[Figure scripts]
(begin)
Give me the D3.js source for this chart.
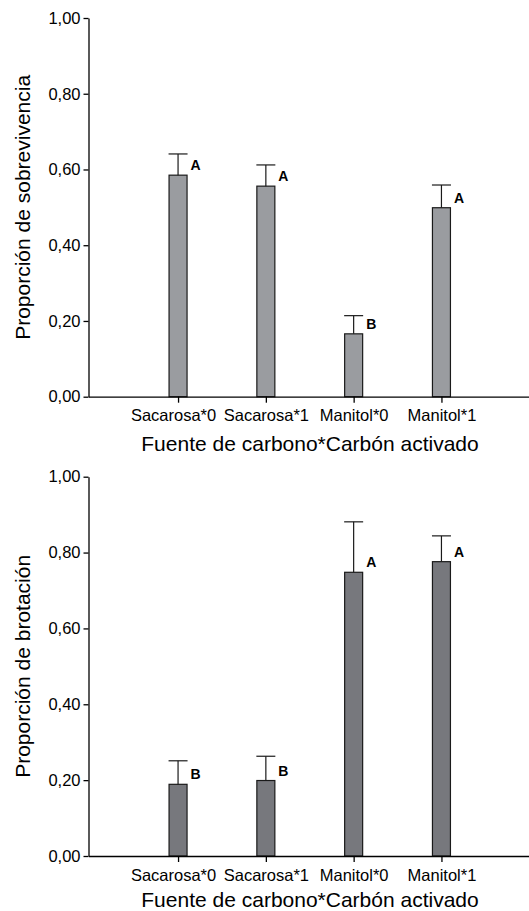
<!DOCTYPE html>
<html>
<head>
<meta charset="utf-8">
<script src="https://cdn.jsdelivr.net/npm/d3@7/dist/d3.min.js"></script>
<style>
  body { margin: 0; background: #fff; }
  svg { display: block; font-family: "Liberation Sans", Arial, sans-serif; }
  .axis path, .axis line { stroke: #000; stroke-width: 1.3px; }
  .axis text { fill: #000; }
</style>
</head>
<body>
<script>
// categories and values
var categories = ["Sacarosa*0", "Sacarosa*1", "Manitol*0", "Manitol*1"];

var survivalMean = [0.585, 0.556, 0.166, 0.499];
var survivalErr = [0.056, 0.056, 0.048, 0.060];
var survivalGroup = ["A", "A", "B", "A"];

var sproutMean = [0.189, 0.199, 0.748, 0.776];
var sproutErr = [0.062, 0.064, 0.133, 0.068];
var sproutGroup = ["B", "B", "A", "A"];

var yTicks = [0, 0.2, 0.4, 0.6, 0.8, 1.0];
var xTitle = "Fuente de carbono*Carbón activado";

var width = 529, height = 911;

var svg = d3.select("body").append("svg")
    .attr("width", width)
    .attr("height", height);

var fmt = function(d) { return d3.format(".2f")(d).replace(".", ","); };

function drawPanel(top, bottom, means, errs, groups, fill, yTitle, titleOffset) {
  var g = svg.append("g");

  var x = d3.scalePoint().domain(categories).range([88.5, 531]).padding(1.02),
      y = d3.scaleLinear().domain([0, 1]).range([bottom, top]);

  var barW = 18;

  var data = categories.map(function(c, i) {
    return {cat: c, mean: means[i], err: errs[i], group: groups[i]};
  });

  // bars
  g.selectAll("rect.bar")
      .data(data)
    .enter().append("rect")
      .attr("class", "bar")
      .attr("x", function(d) { return x(d.cat) - barW / 2; })
      .attr("y", function(d) { return y(d.mean); })
      .attr("width", barW)
      .attr("height", function(d) { return y(0) - y(d.mean); })
      .style("fill", fill)
      .style("stroke", "#1a1a1a")
      .style("stroke-width", 1.2);

  // error bars (upper only)
  g.selectAll("line.err")
      .data(data)
    .enter().append("line")
      .attr("class", "err")
      .attr("x1", function(d) { return x(d.cat); })
      .attr("x2", function(d) { return x(d.cat); })
      .attr("y1", function(d) { return y(d.mean); })
      .attr("y2", function(d) { return y(d.mean + d.err); })
      .style("stroke", "#1a1a1a")
      .style("stroke-width", 1.2);

  g.selectAll("line.cap")
      .data(data)
    .enter().append("line")
      .attr("class", "cap")
      .attr("x1", function(d) { return x(d.cat) - barW / 2 - 0.5; })
      .attr("x2", function(d) { return x(d.cat) + barW / 2 + 0.5; })
      .attr("y1", function(d) { return y(d.mean + d.err); })
      .attr("y2", function(d) { return y(d.mean + d.err); })
      .style("stroke", "#1a1a1a")
      .style("stroke-width", 1.2);

  // group letters
  g.selectAll("text.grp")
      .data(data)
    .enter().append("text")
      .attr("class", "grp")
      .attr("x", function(d) { return x(d.cat) + 12.5; })
      .attr("y", function(d) { return y(d.mean) - 10; })
      .attr("dy", "0.36em")
      .style("font-size", "14px")
      .style("font-weight", "bold")
      .text(function(d) { return d.group; });

  // x axis
  g.append("g")
      .attr("class", "axis")
      .attr("transform", "translate(0," + y(0) + ")")
      .call(d3.axisBottom(x).tickSize(6).tickSizeOuter(0).tickPadding(7))
    .selectAll("text")
      .style("font-size", "16.5px")
      .attr("dx", function(d, i) { return i === 0 ? -5 : 0; });

  // y axis
  g.append("g")
      .attr("class", "axis")
      .attr("transform", "translate(88.5,0)")
      .call(d3.axisLeft(y).tickValues(yTicks).tickFormat(fmt).tickSize(5).tickSizeOuter(0).tickPadding(3))
    .selectAll("text")
      .style("font-size", "16.5px");

  // titles
  g.append("text")
      .attr("x", 310)
      .attr("y", bottom + titleOffset)
      .style("text-anchor", "middle")
      .style("font-size", "21px")
      .text(xTitle);

  g.append("text")
      .attr("transform", "translate(30," + ((top + bottom) / 2) + ") rotate(-90)")
      .style("text-anchor", "middle")
      .style("font-size", "21px")
      .text(yTitle);
}

drawPanel(18, 396.7, survivalMean, survivalErr, survivalGroup, "#9a9ca0", "Proporción de sobrevivencia", 54);
drawPanel(476.7, 856, sproutMean, sproutErr, sproutGroup, "#77787d", "Proporción de brotación", 51);
</script>
</body>
</html>
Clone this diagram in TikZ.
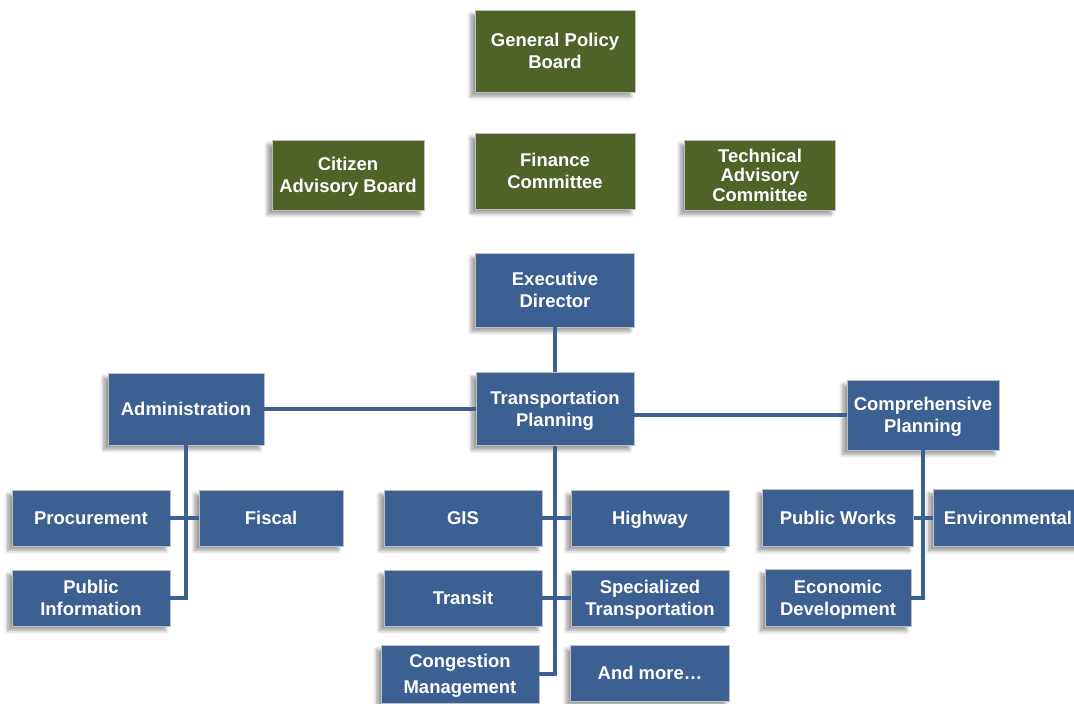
\documentclass[tikz,border=0pt]{standalone}
\usepackage{fontspec}
\setmainfont{Liberation Sans}
\usetikzlibrary{shadows.blur}
\definecolor{boardgreen}{HTML}{4F6228}
\definecolor{staffblue}{HTML}{3C6091}
\tikzset{
  unit/.style={draw=black!25, line width=0.5pt, text=white, align=center, inner sep=1pt, text depth=0pt,
    font=\bfseries\fontsize{10.5}{12.5}\selectfont,
    blur shadow={shadow xshift=-2.5pt, shadow yshift=-2.5pt, shadow blur steps=6, shadow opacity=40}},
  board/.style={unit, fill=boardgreen},
  staff/.style={unit, fill=staffblue},
  link/.style={draw=staffblue, line width=2.2pt},
}
\begin{document}
\begin{tikzpicture}[x=0.02cm, y=-0.02cm]
  \useasboundingbox (0,0) rectangle (1074,703);
  \node[board, minimum width=3.2cm, minimum height=1.64cm] (0) at (555,51) {General Policy\\Board};
  \node[board, minimum width=3.04cm, minimum height=1.4cm] (1) at (348,175) {Citizen\\Advisory Board};
  \node[board, minimum width=3.2cm, minimum height=1.52cm] (2) at (555,171) {Finance\\Committee};
  \node[board, minimum width=3.02cm, minimum height=1.4cm, font=\bfseries\fontsize{10.5}{11}\selectfont] (3) at (760,175) {Technical\\Advisory\\Committee};
  \node[staff, minimum width=3.18cm, minimum height=1.48cm] (4) at (555,290) {Executive\\Director};
  \node[staff, minimum width=3.12cm, minimum height=1.44cm] (5) at (186,409) {Administration};
  \node[staff, minimum width=3.16cm, minimum height=1.46cm] (6) at (555,409) {Transportation\\Planning};
  \node[staff, minimum width=3.04cm, minimum height=1.4cm] (7) at (923,415) {Comprehensive\\Planning};
  \node[staff, minimum width=3.16cm, minimum height=1.12cm] (8) at (91,518) {Procurement};
  \node[staff, minimum width=2.88cm, minimum height=1.12cm] (9) at (271,518) {Fiscal};
  \node[staff, minimum width=3.16cm, minimum height=1.12cm] (10) at (91,598) {Public\\Information};
  \node[staff, minimum width=3.16cm, minimum height=1.12cm] (11) at (463,518) {GIS};
  \node[staff, minimum width=3.16cm, minimum height=1.12cm] (12) at (650,518) {Highway};
  \node[staff, minimum width=3.16cm, minimum height=1.12cm] (13) at (463,598) {Transit};
  \node[staff, minimum width=3.16cm, minimum height=1.12cm] (14) at (650,598) {Specialized\\Transportation};
  \node[staff, minimum width=3.16cm, minimum height=1.16cm, font=\bfseries\fontsize{10.5}{15}\selectfont] (15) at (460,674) {Congestion\\Management};
  \node[staff, minimum width=3.18cm, minimum height=1.12cm] (16) at (650,673) {And more\dots};
  \node[staff, minimum width=3.02cm, minimum height=1.14cm] (17) at (838,518) {Public Works};
  \node[staff, minimum width=3.0cm, minimum height=1.14cm] (18) at (1008,518) {Environmental};
  \node[staff, minimum width=2.92cm, minimum height=1.14cm] (19) at (838,598) {Economic\\Development};
  \draw[link] (4)--(6);
  \draw[link] (5)--(6);
  \draw[link] (7)--(7 -| 6.east);
  \draw[link] (5)|-(10);
  \draw[link] (8)--(9);
  \draw[link] (6)|-(15);
  \draw[link] (11)--(12);
  \draw[link] (13)--(14);
  \draw[link] (7)|-(19);
  \draw[link] (17)--(18);
\end{tikzpicture}
\end{document}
(end)
Begin with the first line of the entries above and write out each line exactly, ending with the line containing "var barW = 18;". Leave out pictures.

Give me the D3.js source for this chart.
<!DOCTYPE html>
<html>
<head>
<meta charset="utf-8">
<script src="https://cdn.jsdelivr.net/npm/d3@7/dist/d3.min.js"></script>
<style>
  body { margin: 0; background: #fff; }
  svg { display: block; font-family: "Liberation Sans", Arial, sans-serif; }
  .axis path, .axis line { stroke: #000; stroke-width: 1.3px; }
  .axis text { fill: #000; }
</style>
</head>
<body>
<script>
// categories and values
var categories = ["Sacarosa*0", "Sacarosa*1", "Manitol*0", "Manitol*1"];

var survivalMean = [0.585, 0.556, 0.166, 0.499];
var survivalErr = [0.056, 0.056, 0.048, 0.060];
var survivalGroup = ["A", "A", "B", "A"];

var sproutMean = [0.189, 0.199, 0.748, 0.776];
var sproutErr = [0.062, 0.064, 0.133, 0.068];
var sproutGroup = ["B", "B", "A", "A"];

var yTicks = [0, 0.2, 0.4, 0.6, 0.8, 1.0];
var xTitle = "Fuente de carbono*Carbón activado";

var width = 529, height = 911;

var svg = d3.select("body").append("svg")
    .attr("width", width)
    .attr("height", height);

var fmt = function(d) { return d3.format(".2f")(d).replace(".", ","); };

function drawPanel(top, bottom, means, errs, groups, fill, yTitle, titleOffset) {
  var g = svg.append("g");

  var x = d3.scalePoint().domain(categories).range([88.5, 531]).padding(1.02),
      y = d3.scaleLinear().domain([0, 1]).range([bottom, top]);

  var barW = 18;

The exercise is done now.